- _Exercise data_:
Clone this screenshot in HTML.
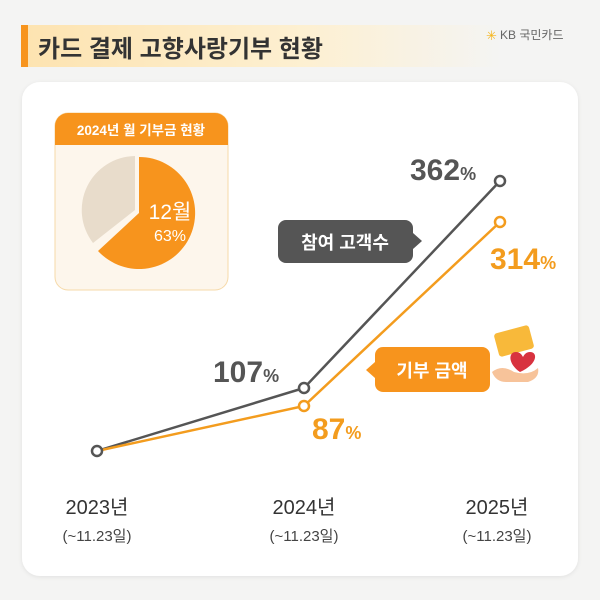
<!DOCTYPE html>
<html><head><meta charset="utf-8"><style>
html,body{margin:0;padding:0;background:#f4f4f3;}
svg{display:block;font-family:"Liberation Sans","Noto Sans CJK KR",sans-serif;}
</style></head><body>
<svg width="600" height="600" viewBox="0 0 600 600">
<defs>
<linearGradient id="tg" x1="0" x2="1" y1="0" y2="0">
<stop offset="0" stop-color="#fde3b0"/><stop offset="0.6" stop-color="#fdf0d2"/><stop offset="1" stop-color="#f4f4f3"/>
</linearGradient>
<filter id="sh" x="-5%" y="-5%" width="110%" height="110%"><feDropShadow dx="0" dy="1" stdDeviation="2" flood-color="#000" flood-opacity="0.08"/></filter>
</defs>
<rect width="600" height="600" fill="#f4f4f3"/>
<rect x="21" y="25" width="480" height="42" fill="url(#tg)"/>
<rect x="21" y="25" width="7" height="42" fill="#f7941d"/>
<text x="38" y="57" font-size="24" font-weight="bold" fill="#333">카드 결제 고향사랑기부 현황</text>
<text x="486" y="40" font-size="13" fill="#f5b51c">✳</text>
<text x="500" y="39" font-size="12" fill="#666">KB 국민카드</text>
<rect x="22" y="82" width="556" height="494" rx="18" fill="#fff" filter="url(#sh)"/>
<!-- pie box -->
<rect x="55" y="113" width="173" height="177" rx="13" fill="#fdf6ec" stroke="#f6d9a8" stroke-width="1"/>
<path d="M55 145 V126 a13 13 0 0 1 13 -13 H215 a13 13 0 0 1 13 13 V145 Z" fill="#f7941d"/>
<text x="141" y="135" font-size="13.5" font-weight="bold" fill="#fff" text-anchor="middle">2024년 월 기부금 현황</text>
<path d="M135 210 L135 156 A54 54 0 0 0 93 243 Z" fill="#e8dccb"/>
<path d="M139 213 L139 157 A56 56 0 1 1 98 251 Z" fill="#f7941d"/>
<text x="170" y="219" font-size="21" fill="#fff" text-anchor="middle">12월</text>
<text x="170" y="241" font-size="16" fill="#fff" text-anchor="middle">63%</text>
<!-- lines -->
<polyline points="97,451 304,388 500,181" fill="none" stroke="#555" stroke-width="2.5"/>
<polyline points="97,451 304,406 500,222" fill="none" stroke="#f39c1e" stroke-width="2.5"/>
<circle cx="97" cy="451" r="5" fill="#fff" stroke="#555" stroke-width="2.5"/>
<circle cx="304" cy="388" r="5" fill="#fff" stroke="#555" stroke-width="2.5"/>
<circle cx="500" cy="181" r="5" fill="#fff" stroke="#555" stroke-width="2.5"/>
<circle cx="304" cy="406" r="5" fill="#fff" stroke="#f39c1e" stroke-width="2.5"/>
<circle cx="500" cy="222" r="5" fill="#fff" stroke="#f39c1e" stroke-width="2.5"/>
<!-- value labels -->
<text x="410" y="180" font-size="30" font-weight="bold" fill="#555">362<tspan font-size="18">%</tspan></text>
<text x="490" y="269" font-size="30" font-weight="bold" fill="#f39c1e">314<tspan font-size="18">%</tspan></text>
<text x="213" y="382" font-size="30" font-weight="bold" fill="#555">107<tspan font-size="18">%</tspan></text>
<text x="312" y="439" font-size="30" font-weight="bold" fill="#f39c1e">87<tspan font-size="18">%</tspan></text>
<!-- bubbles -->
<rect x="278" y="220" width="135" height="43" rx="8" fill="#555"/>
<path d="M413 233 L422 241 L413 249 Z" fill="#555"/>
<text x="345" y="249" font-size="18" font-weight="bold" fill="#fff" text-anchor="middle">참여 고객수</text>
<rect x="375" y="347" width="115" height="45" rx="8" fill="#f7941d"/>
<path d="M375 362 L366 370 L375 378 Z" fill="#f7941d"/>
<text x="432" y="377" font-size="18" font-weight="bold" fill="#fff" text-anchor="middle">기부 금액</text>
<!-- icon -->
<rect x="496" y="329" width="36" height="24" rx="3" fill="#f8b93a" transform="rotate(-15 514 341)"/>
<path d="M492 372 q10 -8 22 0 q15 4 24 -4 q2 10 -10 14 h-22 q-10 0 -14 -10z" fill="#f7c39a"/>
<path d="M520 372 c-12 -8 -12 -20 -4 -20 c4 0 6 3 7 5 c1 -2 3 -5 7 -5 c8 0 8 12 -10 20z" fill="#d8323f"/>
<!-- x labels -->
<g font-size="20" fill="#333" text-anchor="middle">
<text x="97" y="514">2023년</text><text x="304" y="514">2024년</text><text x="497" y="514">2025년</text>
</g>
<g font-size="15" fill="#444" text-anchor="middle">
<text x="97" y="541">(~11.23일)</text><text x="304" y="541">(~11.23일)</text><text x="497" y="541">(~11.23일)</text>
</g>
</svg>
</body></html>
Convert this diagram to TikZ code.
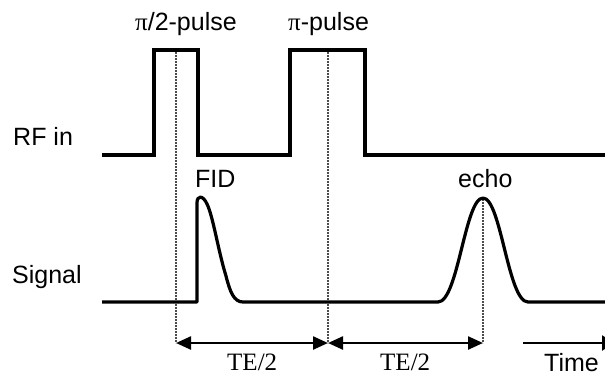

- _Exercise details_: Check each line above for the string "this" and report how many lines have it, giving only the number.

- _Task answer_: 2